By at September 30, 2007 | 8:33 pm | Print

Who: Catherine and Dave Cook
What: MyYearbook.com, a social networking site
Where: New Hope, Pennsylvania
When: Started in 2005

Move over, MySpace and Facebook–these young entrepreneurs have found a new way to capitalize on the social networking rage. Amazingly, Catherine Cook, 17, and her 18-year-old brother, Dave, were able to create MyYearbook.com while they were still in high school.

The 2 million-member, seven-figure-earning site, with 20 employees and ad revenue from corporations such as Disney and Procter & Gamble, got its start from an observation about yearbooks. Catherine says she and Dave were sitting around, flipping through their school yearbook and commenting on its poor quality. Their idea to turn a yearbook into a social website quickly became a reality when their oldest brother, Geoff, decided to come onboard as an investor. A Harvard graduate and a successful internet entrepreneur in his own right, Geoff gave Catherine and Dave $250,000 to start the company in 2005. With that, Catherine and Dave were on their way, working with outsourced developers in India to design a networking site that would meld the success of MySpace with the premise of a yearbook.

Pulling constant all-nighters and juggling schoolwork along with the business was “really daunting,” says Catherine. Hoping to attract as many students as possible, the pair timed the launch to coincide with their return to school after spring break in April 2005. They turned heads by wearing promotional T-shirts to school, resulting in 200 people signing up in the first week.
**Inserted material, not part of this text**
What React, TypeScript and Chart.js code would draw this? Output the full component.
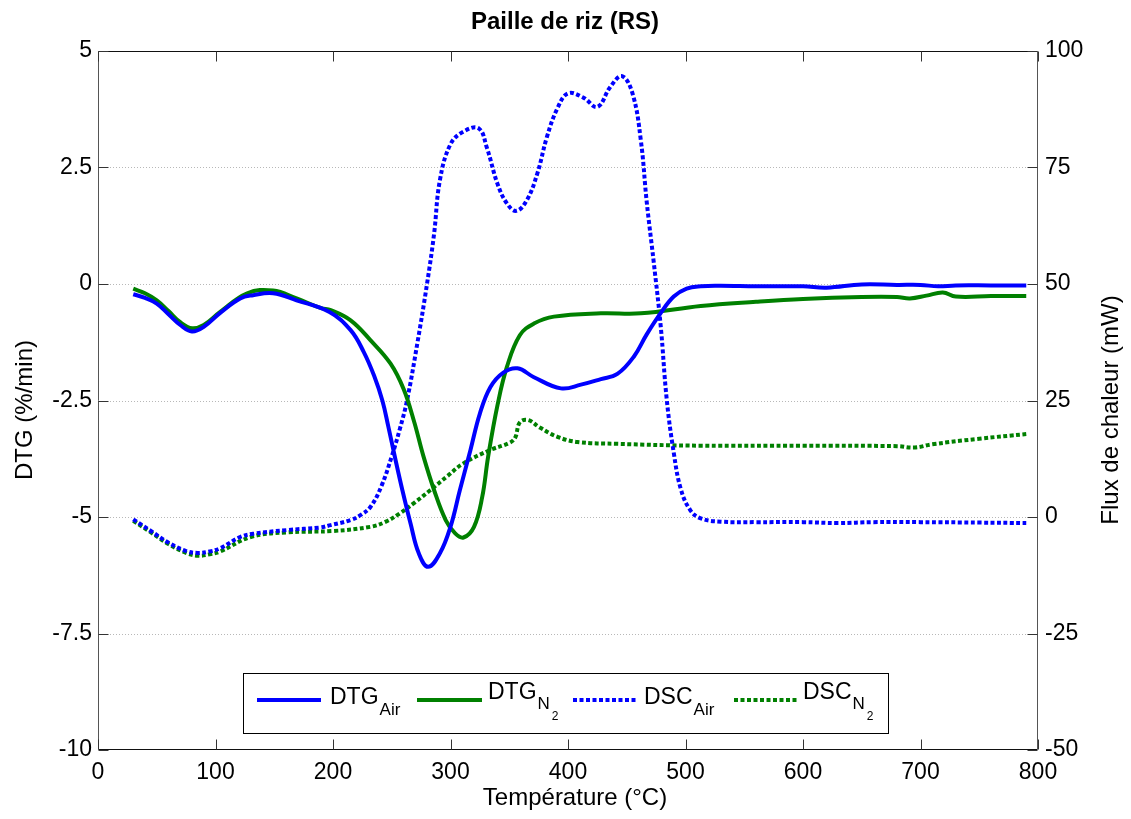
import React, { useEffect, useRef } from 'react';
import { Chart, registerables } from 'chart.js';
Chart.register(...registerables);

const TITLE = 'Paille de riz (RS)';
const X_TITLE = 'Température (°C)';
const Y_LEFT_TITLE = 'DTG (%/min)';
const Y_RIGHT_TITLE = 'Flux de chaleur (mW)';

const xTicks = [0, 100, 200, 300, 400, 500, 600, 700, 800];
const leftTicks = [5, 2.5, 0, -2.5, -5, -7.5, -10];
const rightTicks = [100, 75, 50, 25, 0, -25, -50];

// DTG under air (%/min)
const dtgAirT = [30, 40, 50, 60, 70, 80, 90, 104, 121, 132, 149, 169, 197, 215, 226, 235, 242, 247, 253, 259, 266, 273, 281, 291, 300, 308, 317, 325, 334, 345, 357, 371, 394, 411, 428, 442, 456, 467, 479, 490, 501, 513, 530, 560, 600, 620, 650, 680, 700, 715, 730, 760, 790];
const dtgAirV = [-0.22, -0.3, -0.42, -0.65, -0.88, -1.02, -0.92, -0.62, -0.31, -0.24, -0.2, -0.35, -0.6, -0.99, -1.45, -1.97, -2.5, -3.05, -3.75, -4.42, -5.14, -5.78, -6.07, -5.78, -5.21, -4.42, -3.56, -2.78, -2.21, -1.9, -1.81, -2.0, -2.24, -2.16, -2.04, -1.93, -1.56, -1.08, -0.62, -0.27, -0.1, -0.05, -0.04, -0.05, -0.05, -0.08, -0.01, -0.02, -0.02, -0.05, -0.03, -0.03, -0.03];

// DTG under N2 (%/min)
const dtgN2T = [30, 40, 50, 60, 70, 80, 90, 104, 127, 149, 169, 190, 198, 215, 232, 249, 260, 269, 277, 286, 296, 304, 311, 320, 327, 332, 340, 348, 359, 371, 388, 428, 462, 513, 560, 600, 650, 680, 691, 705, 719, 730, 760, 790];
const dtgN2V = [-0.1, -0.2, -0.35, -0.58, -0.82, -0.95, -0.88, -0.6, -0.2, -0.14, -0.31, -0.52, -0.56, -0.78, -1.21, -1.71, -2.25, -2.95, -3.7, -4.42, -5.07, -5.35, -5.44, -5.21, -4.57, -3.71, -2.6, -1.78, -1.1, -0.85, -0.7, -0.63, -0.63, -0.47, -0.38, -0.32, -0.28, -0.28, -0.31, -0.25, -0.18, -0.27, -0.26, -0.26];

// DSC under air (mW)
const dscAirT = [30, 45, 60, 75, 85, 95, 104, 121, 132, 161, 189, 198, 215, 224, 232, 241, 250, 257, 263, 272, 280, 286, 291, 300, 311, 324, 331, 340, 348, 356, 365, 374, 382, 391, 400, 413, 425, 436, 446, 455, 462, 467, 473, 479, 484, 490, 496, 504, 513, 530, 560, 600, 630, 660, 700, 750, 790];
const dscAirV = [-0.5, -3, -5.5, -7.3, -7.7, -7.4, -6.7, -4.3, -3.6, -2.8, -2.25, -1.74, -0.66, 0.5, 2.2, 6.5, 13, 19, 25, 37.6, 50, 60.7, 72.3, 80, 82.7, 83.4, 79.2, 71.5, 67.3, 65.7, 68, 73.8, 81.5, 87.7, 90.9, 90, 88, 92.3, 94.6, 90.8, 80.8, 67.6, 54.6, 40.7, 25.3, 13.8, 6, 1.5, -0.3, -1, -1.1, -1.1, -1.3, -1.1, -1.1, -1.2, -1.3];

// DSC under N2 (mW)
const dscN2T = [30, 45, 60, 75, 85, 95, 104, 130, 161, 200, 232, 245, 257, 270, 283, 297, 311, 334, 350, 355, 359, 366, 376, 391, 408, 442, 513, 600, 680, 695, 710, 750, 790];
const dscN2V = [-0.8, -3.3, -5.8, -7.7, -8.3, -8, -7.4, -4.3, -3.3, -3.0, -2.1, -1.0, 0.8, 3.2, 5.8, 8.7, 11.5, 14.4, 15.9, 17, 20.3, 20.8, 19.2, 17.2, 16.1, 15.7, 15.3, 15.3, 15.2, 14.9, 15.6, 16.8, 17.8];

const BLUE = '#0000ff';
const GREEN = '#008000';
const FONT = '"Liberation Sans", Arial, sans-serif';
const DOT = [4, 2.5];

const pts = (t: number[], v: number[]) => t.map((x, i) => ({ x, y: v[i] }));

const decorPlugin = {
  id: 'decor',
  beforeDatasetsDraw(chart: any) {
    const { ctx, chartArea: a, scales } = chart;
    const yL = scales.yL;
    ctx.save();
    ctx.strokeStyle = '#b8b8b8';
    ctx.lineWidth = 1;
    ctx.setLineDash([1, 2]);
    leftTicks.forEach((v) => {
      if (v === 5 || v === -10) return;
      const y = Math.round(yL.getPixelForValue(v)) + 0.5;
      ctx.beginPath();
      ctx.moveTo(a.left, y);
      ctx.lineTo(a.right, y);
      ctx.stroke();
    });
    ctx.restore();
  },
  afterDatasetsDraw(chart: any) {
    const { ctx, chartArea: a, scales } = chart;
    const { x: xs, yL, yR } = scales;
    const L = Math.round(a.left) + 0.5, R = Math.round(a.right) - 0.5;
    const T = Math.round(a.top) + 0.5, B = Math.round(a.bottom) - 0.5;
    ctx.save();
    ctx.lineWidth = 1;
    ctx.setLineDash([]);
    ctx.strokeStyle = '#111';
    ctx.beginPath();
    ctx.moveTo(L, T); ctx.lineTo(R, T);
    ctx.moveTo(L, B); ctx.lineTo(R, B);
    ctx.stroke();
    ctx.strokeStyle = '#555';
    ctx.beginPath();
    ctx.moveTo(L, T); ctx.lineTo(L, B);
    ctx.moveTo(R, T); ctx.lineTo(R, B);
    ctx.stroke();
    const tl = 10;
    ctx.strokeStyle = '#333';
    ctx.beginPath();
    xTicks.forEach((v) => {
      const x = Math.round(xs.getPixelForValue(v)) + 0.5;
      ctx.moveTo(x, T); ctx.lineTo(x, T + tl);
      ctx.moveTo(x, B); ctx.lineTo(x, B - tl);
    });
    leftTicks.forEach((v) => {
      const y = Math.round(yL.getPixelForValue(v)) + 0.5;
      ctx.moveTo(L, y); ctx.lineTo(L + tl, y);
    });
    rightTicks.forEach((v) => {
      const y = Math.round(yR.getPixelForValue(v)) + 0.5;
      ctx.moveTo(R, y); ctx.lineTo(R - tl, y);
    });
    ctx.stroke();

    // legend
    const bx = 243.5, by = 673.5, bw = 645, bh = 60;
    ctx.fillStyle = '#fff';
    ctx.fillRect(bx, by, bw, bh);
    ctx.strokeStyle = '#000';
    ctx.strokeRect(bx, by, bw, bh);
    const items = [
      { x1: 257, x2: 321, tx: 330, color: BLUE, dash: [] as number[], main: 'DTG', sub: 'Air', n2: false },
      { x1: 417, x2: 482, tx: 488, color: GREEN, dash: [] as number[], main: 'DTG', sub: 'N', n2: true },
      { x1: 573, x2: 636, tx: 644, color: BLUE, dash: DOT, main: 'DSC', sub: 'Air', n2: false },
      { x1: 734, x2: 798, tx: 803, color: GREEN, dash: DOT, main: 'DSC', sub: 'N', n2: true },
    ];
    items.forEach((it) => {
      ctx.strokeStyle = it.color;
      ctx.lineWidth = 4;
      ctx.setLineDash(it.dash);
      ctx.beginPath();
      ctx.moveTo(it.x1, 700);
      ctx.lineTo(it.x2, 700);
      ctx.stroke();
      ctx.setLineDash([]);
      ctx.fillStyle = '#000';
      ctx.textAlign = 'left';
      ctx.textBaseline = 'alphabetic';
      ctx.font = `23px ${FONT}`;
      const base = it.n2 ? 699 : 704;
      ctx.fillText(it.main, it.tx, base);
      const w = ctx.measureText(it.main).width;
      ctx.font = `17px ${FONT}`;
      ctx.fillText(it.sub, it.tx + w + 1, it.n2 ? 709 : 715);
      if (it.n2) {
        const w2 = ctx.measureText(it.sub).width;
        ctx.font = `12px ${FONT}`;
        ctx.fillText('2', it.tx + w + 1 + w2 + 2, 720);
      }
    });
    ctx.restore();
  },
  afterDraw(chart: any) {
    const { ctx } = chart;
    const cy = 410;
    ctx.save();
    ctx.fillStyle = '#000';
    ctx.textAlign = 'center';
    ctx.textBaseline = 'alphabetic';
    ctx.font = `bold 24px ${FONT}`;
    ctx.fillText(TITLE, 565, 29);
    ctx.font = `24px ${FONT}`;
    ctx.fillText(X_TITLE, 575, 805);
    ctx.textBaseline = 'middle';
    ctx.save();
    ctx.translate(25, cy);
    ctx.rotate(-Math.PI / 2);
    ctx.fillText(Y_LEFT_TITLE, 0, 0);
    ctx.restore();
    ctx.save();
    ctx.translate(1111, cy);
    ctx.rotate(-Math.PI / 2);
    ctx.fillText(Y_RIGHT_TITLE, 0, 0);
    ctx.restore();
    ctx.restore();
  },
};

export default function App() {
  const ref = useRef<HTMLCanvasElement>(null);
  useEffect(() => {
    const tickFont = { family: FONT, size: 23 };
    const common = { borderWidth: 4, pointRadius: 0, tension: 0.4, fill: false };
    const chart = new Chart(ref.current as HTMLCanvasElement, {
      type: 'line',
      data: {
        datasets: [
          { label: 'DTG Air', data: pts(dtgAirT, dtgAirV), yAxisID: 'yL', borderColor: BLUE, ...common },
          { label: 'DTG N2', data: pts(dtgN2T, dtgN2V), yAxisID: 'yL', borderColor: GREEN, ...common },
          { label: 'DSC Air', data: pts(dscAirT, dscAirV), yAxisID: 'yR', borderColor: BLUE, borderDash: DOT, ...common },
          { label: 'DSC N2', data: pts(dscN2T, dscN2V), yAxisID: 'yR', borderColor: GREEN, borderDash: DOT, ...common },
        ],
      } as any,
      options: {
        responsive: false,
        animation: false,
        layout: { padding: { top: 51, left: 0, right: 0, bottom: 0 } },
        plugins: { legend: { display: false }, title: { display: false }, tooltip: { enabled: false } },
        scales: {
          x: {
            type: 'linear', position: 'bottom', min: 0, max: 800,
            afterBuildTicks: (s: any) => { s.ticks = xTicks.map((value) => ({ value })); },
            afterFit: (s: any) => { s.height = 69; },
            ticks: { padding: 9, font: tickFont, color: '#000', maxRotation: 0, autoSkip: false, callback: (v: any) => String(v) },
            grid: { display: false, drawTicks: false },
            border: { display: false },
          },
          yL: {
            type: 'linear', position: 'left', min: -10, max: 5,
            afterBuildTicks: (s: any) => { s.ticks = leftTicks.map((value) => ({ value })); },
            afterFit: (s: any) => { s.width = 98; },
            ticks: { padding: 6, font: tickFont, color: '#000', autoSkip: false, callback: (v: any) => String(v) },
            grid: { display: false, drawTicks: false },
            border: { display: false },
          },
          yR: {
            type: 'linear', position: 'right', min: -50, max: 100,
            afterBuildTicks: (s: any) => { s.ticks = rightTicks.map((value) => ({ value })); },
            afterFit: (s: any) => { s.width = 93; },
            ticks: { padding: 7, font: tickFont, color: '#000', autoSkip: false, callback: (v: any) => String(v) },
            grid: { display: false, drawTicks: false },
            border: { display: false },
          },
        },
      } as any,
      plugins: [decorPlugin],
    });
    return () => chart.destroy();
  }, []);
  return (
    <div style={{ position: 'fixed', left: 0, top: 0, width: 1131, height: 819, background: '#fff' }}>
      <canvas ref={ref} width={1131} height={819} style={{ display: 'block' }} />
    </div>
  );
}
Word spread, and less than a year after opening up to all schools, the site had a million members. “At the start, [the success] was a joke,” Catherine says. “We made fake press articles about us taking over the world and getting a million members. But then we actually got a million members, and we knew it was going to be big.”

Catherine says the site owes its rapid growth to several factors: her appearance in CosmoGirl magazine, her and Dave’s ability to gather feedback directly from the students at their school, and giveaways of free T-shirts and sandals to members who recommended at least five people to the site. “With high schoolers, something free is always good,” Catherine says, adding that the site’s optimal search and profile customization features have also fueled its success.

Catherine says she and Dave could not have done it without the help of Geoff, who runs the day-to-day operations of the company while she and Dave focus on schoolwork. “We’re really close siblings,” says Catherine. “We have the same sense of humor, and it [is] easy to work with Geoff.”

So what’s next for two kids who’ve already started their own company? College, of course. While she hasn’t chosen a school yet, Catherine plans to attend a university starting this fall, and Dave is currently enrolled at the University of Colorado in Boulder.